Wintersport 1981

Photos © Ruud Leeuw

Ski fun

With two friends of work, Claire and Han, we went to the Alps for some ski fun in the snow. For most of us it would be the first time on the slippery white slopes and we tried the skis on in our living room. That is where the fun started!

car trouble
We did not get off to a smooth start: en route we had some trouble with my car's exhaust. But we improvised and got to our destination

Oh my gawd..
Ok, now let's try them on again... hmm, no control at all !!!

Ski fun The weather started out splendidly. Unfortunately, it gradually deteriorated and even started to rain, Elbigenalp (Tyrol) just isn't high enough. Its claim to fame is woodcarving (there is a school for woodcarving here since 1951), not a breeding ground for ski champions.

In spite of the occasional bad weather, we practised enthusiastically and were afforded a competition!

Then disaster struck, as Claire fell and twisted her knee: game over and in considerable pain.

Schloss Neuschwanstein. Two us started suffering from a cold and a third was reduced to a temporary invalid... so we decided to abandon the rain-spoiled skipiste and visit this fairytale castle.
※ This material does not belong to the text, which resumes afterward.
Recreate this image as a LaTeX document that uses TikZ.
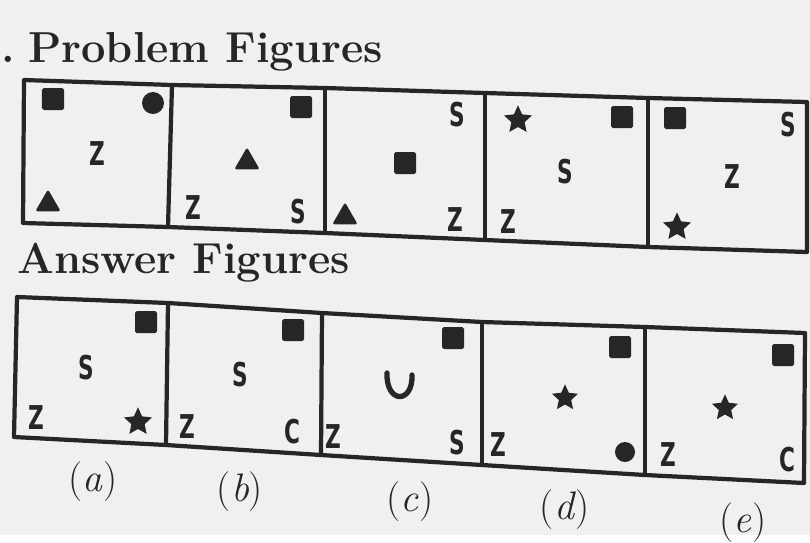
\documentclass[tikz,border=0pt]{standalone}
\usepackage{fontspec}
\usepackage{tikz}
\usetikzlibrary{shapes.geometric, positioning}

\newfontfamily\glyphfont{DejaVu Sans}
\newcommand{\ch}[1]{\scalebox{0.66}[1]{\fontsize{28}{30}\selectfont\glyphfont\bfseries #1}}
\newcommand{\opt}[1]{(\textit{#1})}

\begin{document}
\begin{tikzpicture}[x=0.03cm, y=-0.03cm,
    frame/.style={line width=3.6pt, draw=black!85, line join=round},
    sq/.style={fill=black!85, minimum size=0.66cm, inner sep=0, rounded corners=1.5pt},
    blob/.style={circle, fill=black!85, minimum size=0.66cm, inner sep=0},
    tri/.style={regular polygon, regular polygon sides=3, fill=black!85, minimum size=0.88cm, inner sep=0, rounded corners=2pt},
    pent/.style={star, star points=5, star point ratio=2.1, fill=black!85, minimum size=0.88cm, inner sep=0},
    ltr/.style={text=black!85, inner sep=0},
    lab/.style={text=black!85, font=\fontsize{34}{36}\selectfont, inner sep=0},
    head/.style={text=black!85, font=\fontsize{37}{40}\selectfont\bfseries, anchor=base west, inner sep=0}]

        \fill[black!6] (0,0) rectangle (810,535);

        % headings
        \node[head, anchor=base east] (dot) at (15,62) {.};
        \node[head] (prob) at (28,62) {Problem Figures};
        \node[head] (ans) at (17,273) {Answer Figures};

        % problem figures frame
        \coordinate (pt0) at (24,80);   \coordinate (pb0) at (23,223);
        \coordinate (pt1) at (172,85);  \coordinate (pb1) at (168,227);
        \coordinate (pt2) at (325,88);  \coordinate (pb2) at (325,233);
        \coordinate (pt3) at (485,93);  \coordinate (pb3) at (485,240);
        \coordinate (pt4) at (648,98);  \coordinate (pb4) at (648,247);
        \coordinate (pt5) at (807,102); \coordinate (pb5) at (807,252);
        \draw[frame] (pt0) -- (pt1) -- (pt2) -- (pt3) -- (pt4) -- (pt5)
            -- (pb5) -- (pb4) -- (pb3) -- (pb2) -- (pb1) -- (pb0) -- cycle;
        \foreach \i in {1,...,4}
            \draw[frame] (pt\i) -- (pb\i);

        % answer figures frame
        \coordinate (at0) at (17,297);  \coordinate (ab0) at (14,437);
        \coordinate (at1) at (168,303); \coordinate (ab1) at (166,445);
        \coordinate (at2) at (322,313); \coordinate (ab2) at (321,455);
        \coordinate (at3) at (482,322); \coordinate (ab3) at (482,465);
        \coordinate (at4) at (645,327); \coordinate (ab4) at (645,475);
        \coordinate (at5) at (805,333); \coordinate (ab5) at (804,483);
        \draw[frame] (at0) -- (at1) -- (at2) -- (at3) -- (at4) -- (at5)
            -- (ab5) -- (ab4) -- (ab3) -- (ab2) -- (ab1) -- (ab0) -- cycle;
        \foreach \i in {1,...,4}
            \draw[frame] (at\i) -- (ab\i);

        % problem figure 1
        \node[sq] (p1sq) at (53,99) {};
        \node[blob] (p1ci) at (153,103) {};
        \node[ltr] (p1z) at (97,154) {\ch{Z}};
        \node[tri] (p1tr) at (48,204) {};
        % problem figure 2
        \node[sq] (p2sq) at (301,107) {};
        \node[tri] (p2tr) at (247,162) {};
        \node[ltr] (p2z) at (193,208) {\ch{Z}};
        \node[ltr] (p2s) at (298,212) {\ch{S}};
        % problem figure 3
        \node[ltr] (p3s) at (457,115) {\ch{S}};
        \node[sq] (p3sq) at (405,163) {};
        \node[tri] (p3tr) at (345,217) {};
        \node[ltr] (p3z) at (455,220) {\ch{Z}};
        % problem figure 4
        \node[pent] (p4st) at (518,120) {};
        \node[sq] (p4sq) at (622,117) {};
        \node[ltr] (p4s) at (565,172) {\ch{S}};
        \node[ltr] (p4z) at (508,222) {\ch{Z}};
        % problem figure 5
        \node[sq] (p5sq) at (675,118) {};
        \node[ltr] (p5s) at (788,125) {\ch{S}};
        \node[ltr] (p5z) at (732,177) {\ch{Z}};
        \node[pent] (p5st) at (677,227) {};

        % answer (a)
        \node[sq] (asq) at (146,322) {};
        \node[ltr] (as) at (86,368) {\ch{S}};
        \node[ltr] (az) at (36,418) {\ch{Z}};
        \node[pent] (ast) at (138,422) {};
        % answer (b)
        \node[sq] (bsq) at (293,330) {};
        \node[ltr] (bs) at (240,375) {\ch{S}};
        \node[ltr] (bz) at (187,427) {\ch{Z}};
        \node[ltr] (bc) at (292,432) {\ch{C}};
        % answer (c)
        \node[sq] (csq) at (453,338) {};
        \coordinate (cu) at (387,373);
        \draw[line width=4.5pt, black!85, line cap=round] (cu) .. controls (386,404) and (413,404) .. (412,375);
        \node[ltr] (cz) at (333,437) {\ch{Z}};
        \node[ltr] (cs) at (457,443) {\ch{S}};
        % answer (d)
        \node[sq] (dsq) at (620,347) {};
        \node[pent, minimum size=0.82cm] (dst) at (565,398) {};
        \node[ltr] (dz) at (498,445) {\ch{Z}};
        \node[blob, minimum size=0.6cm] (dci) at (625,452) {};
        % answer (e)
        \node[sq] (esq) at (783,355) {};
        \node[pent, minimum size=0.82cm] (est) at (725,408) {};
        \node[ltr] (ez) at (668,455) {\ch{Z}};
        \node[ltr] (ec) at (787,460) {\ch{C}};

        % option labels
        \node[lab] (la) at (93,482) {\opt{a}};
        \node[lab] (lb) at (240,492) {\opt{b}};
        \node[lab] (lc) at (410,502) {\opt{c}};
        \node[lab] (ld) at (565,510) {\opt{d}};
        \node[lab] (le) at (743,523) {\opt{e}};

\end{tikzpicture}
\end{document}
Neuschwanstein Castle is a 19th-century Bavarian palace on a rugged hill near Hohenschwangau and Füssen in southwest Bavaria, Germany.
The palace was commissioned by Ludwig II of Bavaria as a retreat and as an homage to Richard Wagner, the King's inspiring muse.
Although public photography of the interior is not permitted, it is the most photographed building in Germany and is one of the country's most popular tourist destinations.
Ludwig did not allow visitors to his castles, but after his death in 1886 the castle was opened to the public. Since that time over 50 million people have visited the Neuschwanstein Castle. About 1.3 million people visit annually, with up to 6,000 per day in the summer. The palace has appeared in several movies, and was the inspiration for Sleeping Beauty Castle at both Disneyland Park and Hong Kong Disneyland. [Wikipedia]

Schloss Hohenschwangau

Hohenschwangau Castle is a 19th century castle in southern Germany. It was the childhood residence of King Ludwig II of Bavaria and was built by his father, King Maximilian II of Bavaria.
It is located in the German village of Schwangau near the town of Füssen, part of the county of Ostallgäu in southwestern Bavaria, Germany, very close to the border with Austria.
Hohenschwangau Castle was built on the remains of the fortress Schwanstein, which was first mentioned in historical records dating from the 12th century. A family of knights was responsible for the construction of the medieval fortress. After the demise of the knights in the 16th century the fortress changed hands several times. The decay of the fortress continued until it finally fell into ruins at the beginning of the 19th century. [Wikipedia, more..]

The weather improved somewhat.

Festive dinner
After our skitrip together, Han en Claire went their seperate ways, we all changed jobs soon after. Both Claire and Han we never saw nor spoke to again. Han Rozema passed away, quite an untimely death for someone who radiated sports and good spirits. During this dinner, on our final night together, the future looked bright and rosy.